U.S. policymakers still enamored of European solutions have better models to choose from. Switzerland enjoys some of the highest quality health care in the world, largely because it has avoided some of the pitfalls of the Franco-German model, allowing a large measure of consumer-driven competition while subsidizing premiums for the indigent with taxpayer dollars. It’s not perfect: mandatory insurance has led to some cartel-like behavior among insurers and given the government increased control over health-care provision, but it has kept a lid on health-care inflation while continuing to offer patients high quality and more choices.

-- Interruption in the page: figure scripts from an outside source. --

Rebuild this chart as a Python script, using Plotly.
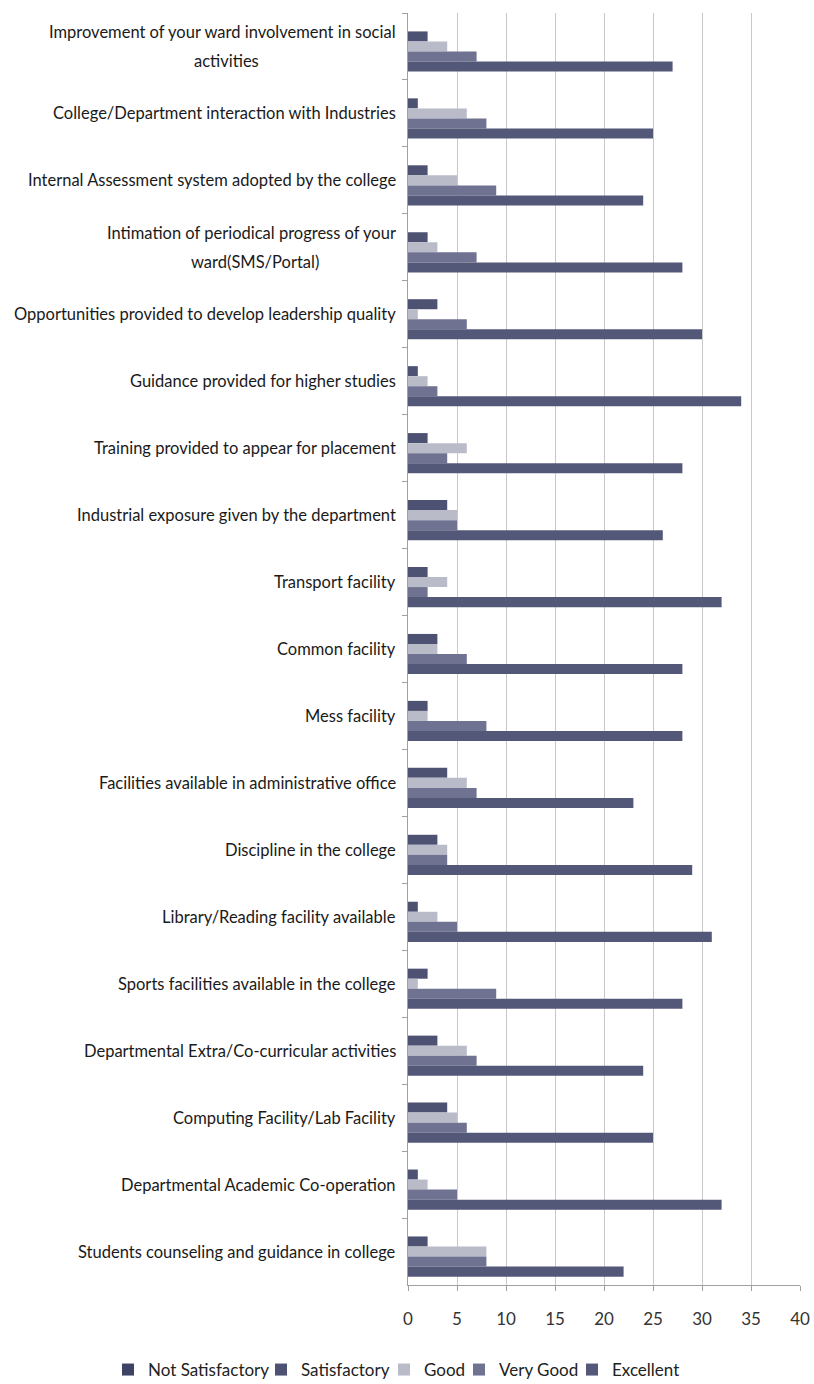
import plotly.graph_objects as go

categories = [
    "Improvement of your ward involvement in social<br>activities",
    "College/Department interaction with Industries",
    "Internal Assessment system adopted by the college",
    "Intimation of periodical progress of your<br>ward(SMS/Portal)",
    "Opportunities provided to develop leadership quality",
    "Guidance provided for higher studies",
    "Training provided to appear for placement",
    "Industrial exposure given by the department",
    "Transport facility",
    "Common facility",
    "Mess facility",
    "Facilities available in administrative office",
    "Discipline in the college",
    "Library/Reading facility available",
    "Sports facilities available in the college",
    "Departmental Extra/Co-curricular activities",
    "Computing Facility/Lab Facility",
    "Departmental Academic Co-operation",
    "Students counseling and guidance in college",
]

not_satisfactory = [0, 0, 0, 0, 0, 0, 0, 0, 0, 0, 0, 0, 0, 0, 0, 0, 0, 0, 0]
satisfactory     = [2, 1, 2, 2, 3, 1, 2, 4, 2, 3, 2, 4, 3, 1, 2, 3, 4, 1, 2]
good             = [4, 6, 5, 3, 1, 2, 6, 5, 4, 3, 2, 6, 4, 3, 1, 6, 5, 2, 8]
very_good        = [7, 8, 9, 7, 6, 3, 4, 5, 2, 6, 8, 7, 4, 5, 9, 7, 6, 5, 8]
excellent        = [27, 25, 24, 28, 30, 34, 28, 26, 32, 28, 28, 23, 29, 31, 28, 24, 25, 32, 22]

series_names = ["Not Satisfactory", "Satisfactory", "Good", "Very Good", "Excellent"]
series_values = [not_satisfactory, satisfactory, good, very_good, excellent]
series_colors = ["#3e4264", "#4d5172", "#b9bbc9", "#6f7290", "#545878"]

x_ticks = [0, 5, 10, 15, 20, 25, 30, 35, 40]

FONT = "Lato, Liberation Sans, sans-serif"
LABEL_SIZE = 16.5
LINE_GAP = 29

W, H = 814, 1384
ML, MR, MT, MB = 408, 14, 13, 99
plot_w = W - ML - MR
plot_h = H - MT - MB

fig = go.Figure()
legend_ids = ["legend", "legend2", "legend3", "legend4", "legend5"]
for name, vals, col, lid in zip(series_names, series_values, series_colors, legend_ids):
    fig.add_trace(go.Bar(
        y=categories, x=vals, name=name, orientation="h", legend=lid,
        marker=dict(color=col, line=dict(width=0)),
    ))

# category labels: wrapped lines, first line right-aligned to the axis,
# continuation lines centred under the first line (Excel style)
wrap_centre_shift = {0: -182, 3: -153}
for i, cat in enumerate(categories):
    lines = cat.split("<br>")
    n = len(lines)
    for j, line in enumerate(lines):
        ys = ((n - 1) / 2 - j) * LINE_GAP
        if j == 0:
            fig.add_annotation(
                x=0, xref="paper", y=cat, yref="y", text=line, showarrow=False,
                xanchor="right", yanchor="middle", xshift=-10, yshift=ys,
                font=dict(family=FONT, size=LABEL_SIZE, color="#1a1a1a"),
            )
        else:
            fig.add_annotation(
                x=0, xref="paper", y=cat, yref="y", text=line, showarrow=False,
                xanchor="center", yanchor="middle", xshift=wrap_centre_shift[i], yshift=ys,
                font=dict(family=FONT, size=LABEL_SIZE, color="#1a1a1a"),
            )

# one legend per series so each entry sits where the reference has it
legend_text_start_px = [153, 306, 429, 504, 617]
legend_y_px = 1370
legends = {}
for lid, tx in zip(legend_ids, legend_text_start_px):
    legends[lid] = dict(
        orientation="h", x=(tx - 45 - ML) / plot_w, xanchor="left",
        y=(MT + plot_h - legend_y_px) / plot_h, yanchor="middle",
        font=dict(family=FONT, size=17, color="#222"), itemwidth=30,
        bgcolor="rgba(0,0,0,0)",
    )

fig.update_layout(
    width=W, height=H,
    margin=dict(l=ML, r=MR, t=MT, b=MB, autoexpand=False),
    paper_bgcolor="white", plot_bgcolor="white",
    barmode="group", bargap=0.25, bargroupgap=0,
    font=dict(family=FONT, size=17, color="#222222"),
    showlegend=True,
    **legends,
)
fig.update_xaxes(
    range=[0, 40], tickvals=x_ticks, showgrid=True, gridcolor="#c8c8c8", gridwidth=1,
    zeroline=False, showline=True, linecolor="#a0a0a0", ticks="outside", ticklen=5,
    tickcolor="#a0a0a0", tickfont=dict(size=17, color="#333"), ticklabelstandoff=14,
)
fig.update_yaxes(
    type="category", categoryorder="array", categoryarray=categories,
    range=[len(categories) - 0.5, -0.5], showticklabels=False, showline=True,
    linecolor="#a0a0a0", ticks="outside", ticklen=5, tickcolor="#a0a0a0",
    tickson="boundaries", showgrid=False,
)

fig.write_html(
    "out.html",
    config={"displayModeBar": False},
    post_script=(
        "document.body.style.margin='0';"
        "document.body.style.overflow='hidden';"
        "document.documentElement.style.overflow='hidden';"
    ),
)
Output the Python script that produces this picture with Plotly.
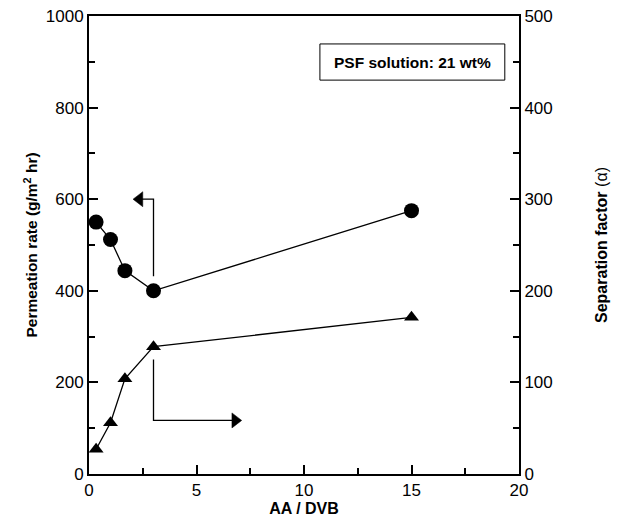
import plotly.graph_objects as go

# Data
aa_dvb = [0.33, 1.0, 1.67, 3.0, 15.0]
permeation = [550, 512, 444, 400, 575]
separation = [27, 56, 104, 139, 171]

# Direction arrows (data coords, left axis): stem corner and arrow head
perm_arrow_x = [3.0, 3.0, 2.35]
perm_arrow_y = [432, 600, 600]
sep_arrow_x = [3.0, 3.0, 6.8]
sep_arrow_y = [250, 117, 117]

legend_text = "<b>PSF solution: 21 wt%</b>"

font_family = "Liberation Sans, Arial, sans-serif"

fig = go.Figure()
fig.add_trace(go.Scatter(
    x=aa_dvb, y=permeation, mode="lines+markers",
    line=dict(color="black", width=1.3),
    marker=dict(symbol="circle", size=15, color="black"),
    showlegend=False, cliponaxis=False))
fig.add_trace(go.Scatter(
    x=aa_dvb, y=separation, mode="lines+markers", yaxis="y2",
    line=dict(color="black", width=1.3),
    marker=dict(symbol="triangle-up", size=13, color="black"),
    showlegend=False, cliponaxis=False))

# arrows: stems
for ax_, ay_ in ((perm_arrow_x, perm_arrow_y), (sep_arrow_x, sep_arrow_y)):
    fig.add_trace(go.Scatter(
        x=ax_, y=ay_, mode="lines",
        line=dict(color="black", width=1.3),
        showlegend=False, hoverinfo="skip"))
# arrows: heads
fig.add_trace(go.Scatter(
    x=perm_arrow_x[-1:], y=perm_arrow_y[-1:], mode="markers",
    marker=dict(symbol="triangle-left", size=13, color="black",
                line=dict(color="black", width=0.5)),
    showlegend=False, hoverinfo="skip"))
fig.add_trace(go.Scatter(
    x=sep_arrow_x[-1:], y=sep_arrow_y[-1:], mode="markers",
    marker=dict(symbol="triangle-right", size=13, color="black",
                line=dict(color="black", width=0.5)),
    showlegend=False, hoverinfo="skip"))

# legend box
fig.add_shape(type="rect", xref="paper", yref="paper",
              x0=0.537, x1=0.967, y0=0.860, y1=0.939,
              line=dict(color="black", width=1), fillcolor="white", layer="below")
fig.add_annotation(x=0.752, y=0.8995, xref="paper", yref="paper",
                   xanchor="center", yanchor="middle", showarrow=False,
                   text=legend_text, font=dict(size=15.5, color="black", family=font_family))

axis_common = dict(showline=True, linecolor="black", linewidth=2,
                   ticks="inside", tickcolor="black", tickwidth=2, ticklen=9,
                   showgrid=False, zeroline=False, automargin=False,
                   tickfont=dict(size=17, color="black", family=font_family))

fig.update_layout(
    width=618, height=522,
    margin=dict(l=89, r=99, t=16, b=48),
    plot_bgcolor="white", paper_bgcolor="white",
    font=dict(family=font_family, color="black"),
    xaxis=dict(range=[0, 20], dtick=5, mirror=True,
               minor=dict(dtick=2.5, ticks="inside", ticklen=6, tickcolor="black", tickwidth=2),
               title=dict(text="<b>AA / DVB</b>", font=dict(size=16), standoff=2),
               **axis_common),
    yaxis=dict(range=[0, 1000], dtick=200,
               minor=dict(dtick=100, ticks="inside", ticklen=6, tickcolor="black", tickwidth=2),
               title=dict(text="<b>Permeation rate (g/m<sup>2</sup> hr)</b>", font=dict(size=15.5), standoff=4),
               **axis_common),
    yaxis2=dict(range=[0, 500], dtick=100, overlaying="y", side="right",
                minor=dict(dtick=50, ticks="inside", ticklen=6, tickcolor="black", tickwidth=2),
                title=dict(text="<b>Separation factor</b> (α)", font=dict(size=16), standoff=44),
                **axis_common),
)

fig.write_html("out.html")
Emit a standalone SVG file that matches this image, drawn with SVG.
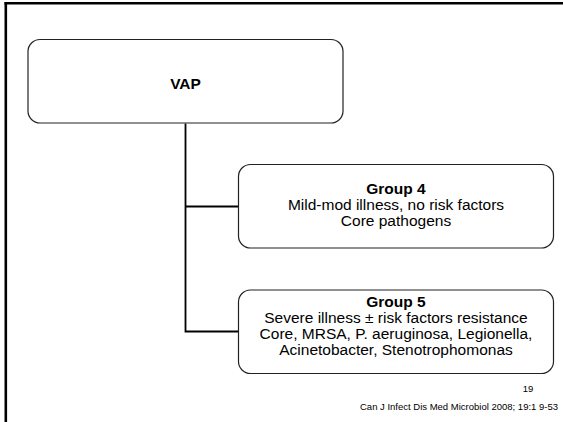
<svg xmlns="http://www.w3.org/2000/svg" width="563" height="422" viewBox="0 0 563 422">
<style>
.box{fill:#fff;stroke:#222;stroke-width:1.2}
.conn{fill:none;stroke:#000;stroke-width:1.8}
.t{font-family:"Liberation Sans",Arial,sans-serif;fill:#000;text-anchor:middle}
.b{font-weight:bold}
</style>
<rect width="563" height="422" fill="#fff"/>
<g id="frame">
<line x1="4.5" y1="3.2" x2="563" y2="3.2" stroke="#000" stroke-width="2.6"/>
<line x1="5.8" y1="2" x2="5.8" y2="422" stroke="#000" stroke-width="2.6"/>
</g>
<g id="connectors">
<path class="conn" d="M185.5 123.5 V331.5 H238.5"/>
<path class="conn" d="M185.5 206.5 H238.5"/>
</g>
<g id="vap">
<rect class="box" x="28" y="39.5" width="315" height="83.5" rx="12" ry="12"/>
<text class="t b" x="185.5" y="88.5" font-size="15.5">VAP</text>
</g>
<g id="group4">
<rect class="box" x="238.5" y="164.5" width="315" height="83.5" rx="12" ry="12"/>
<text class="t" font-size="15.5"><tspan class="b" x="396" y="193.5">Group 4</tspan><tspan x="396" y="209.8">Mild-mod illness, no risk factors</tspan><tspan x="396" y="226">Core pathogens</tspan></text>
</g>
<g id="group5">
<rect class="box" x="238.5" y="290" width="315" height="83.5" rx="12" ry="12"/>
<text class="t" font-size="15.5"><tspan class="b" x="396" y="306.8">Group 5</tspan><tspan x="396" y="323">Severe illness ± risk factors resistance</tspan><tspan x="396" y="339.2">Core, MRSA, P. aeruginosa, Legionella,</tspan><tspan x="396" y="355.4">Acinetobacter, Stenotrophomonas</tspan></text>
</g>
<g id="footer">
<text class="t" x="528" y="392" font-size="9.5">19</text>
<text class="t" x="558" y="410" font-size="9.5" style="text-anchor:end">Can J Infect Dis Med Microbiol 2008; 19:1 9-53</text>
</g>
</svg>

The Dutch have followed suit. The Netherlands for years labored under a Franco-German health-care model that absorbed 30 percent of its GDP growth. In 2006, it shifted to a Swiss-style system in which all citizens must purchase insurance from one of 41 competing private-insurance funds. This introduced a strong element of price competition into the system, with large numbers of switching customers forcing insurers to focus on patients’ needs and increase their back-office efficiency. The new arrangement has injected innovation into the system, too, as insurers seek to steal a march on their competitors. Crucially, costs have been kept under control without rationing. Since the Dutch enacted their reforms, health-care spending inflation has slowed from 4.5 to 3 percent annually, even as quality has improved.

The lessons for the U.S. are clear. Creating a state-subsidized insurer or non-profit co-op to cater to those unable to afford private premiums is the most expensive way of covering the uninsured. As Switzerland and the Netherlands demonstrate, lifting barriers to competition among insurers can provide a more sustainable solution to the cost and access problems that plague American health care. Mandatory insurance, however, needs careful checks on insurance cartel power.

Better still, a uniquely American solution would create universal health-savings accounts (with government subsidies targeted at the poor and high-cost patients) that would encourage consumers to adopt healthy lifestyles and seek care in cost-effective settings—like buying generic drugs at Wal-Mart or seeking basic care from retail clinics. The central insight now lacking in the health-care debate (whether in Europe or the U.S.) is that consumers demand better technology at lower cost from every market where they have “skin in the game”—whether it be electronics or automobiles. A combination of high-deductible catastrophic health insurance and HSAs is the only kind of “universal health care” that will, in the long run, work.

Philip Stevens is research director at International Policy Network, a London-based think tank. Alphonse Crespo is an orthopedic surgeon in Lausanne, Switzerland and founder of Medicine & Liberty, a market-oriented physicians’ network.